VF noted that Van’s revenues were up 24% in the quarter.  It grew 20% domestically and doubled in Asia.  The domestic growth was 75% from the wholesale business.  The remainder was from opening new stores.  They didn’t give any comparable store numbers.

They noted that the Vans business in China had nearly doubled and the brand was very strong there even though Vans only started there a couple of seasons ago.  Being small makes doubling easy, I’d point out.  They are investing in Vans which they see as a very strong brand.

 Gross margin improved 370 basis points.  A reduction in product cost added 200 basis points, retail performance was responsible for 70, and the rest just came from operating well including clean inventories.  They noted that big increases were easier to get quarter over quarter due to how bad things were last year.
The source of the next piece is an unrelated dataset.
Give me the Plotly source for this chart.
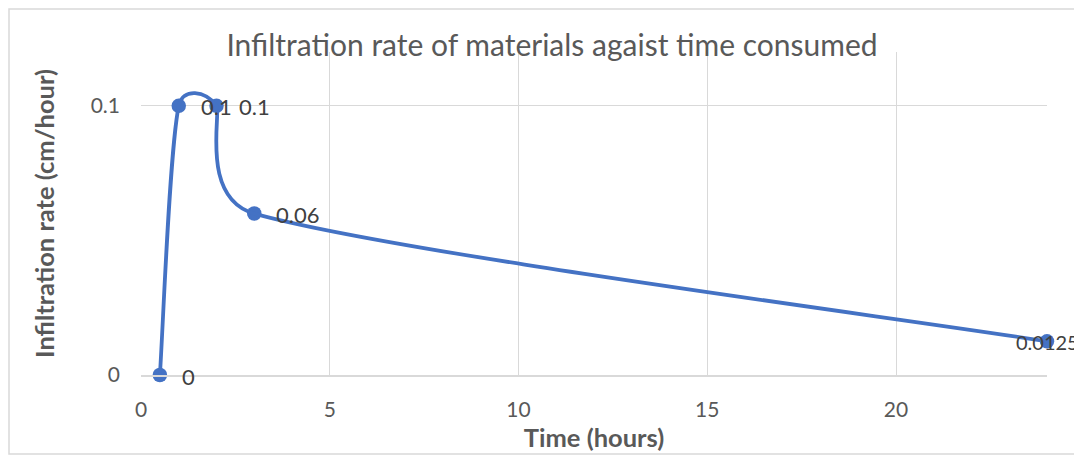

They continue to be focused on making acquisitions and are especially interested in the outdoor and action sports area.  They haven’t made any this year and suggest that it’s because the prices being asked are too high.  They note that they have the ability to make a billion dollar acquisition, but that historically, they have focused on smaller ones.  Look for more deal from them.

The outdoor and action sports segment generated $584 million in revenue during the quarter, or almost 37% of the total.  That’s up 11.6% from the same quarter the previous year.  It is the largest of their six segments by revenue and generated $81.5 million in operating profit.  They said during the conference call that segment is outgrowing other parts of their business and offers higher margins. 

Finally, they noted that there was a note of caution back in people’s voices right now for spring bookings, though they hadn’t seen any meaningful cancellation.  I think we all share the sense that maybe we’re not coming out of this recessions quite as fast as we hoped; not as we expected, but as we hoped.  I for one am not surprised by that, though I am disappointed.  Financially caused recessions suck.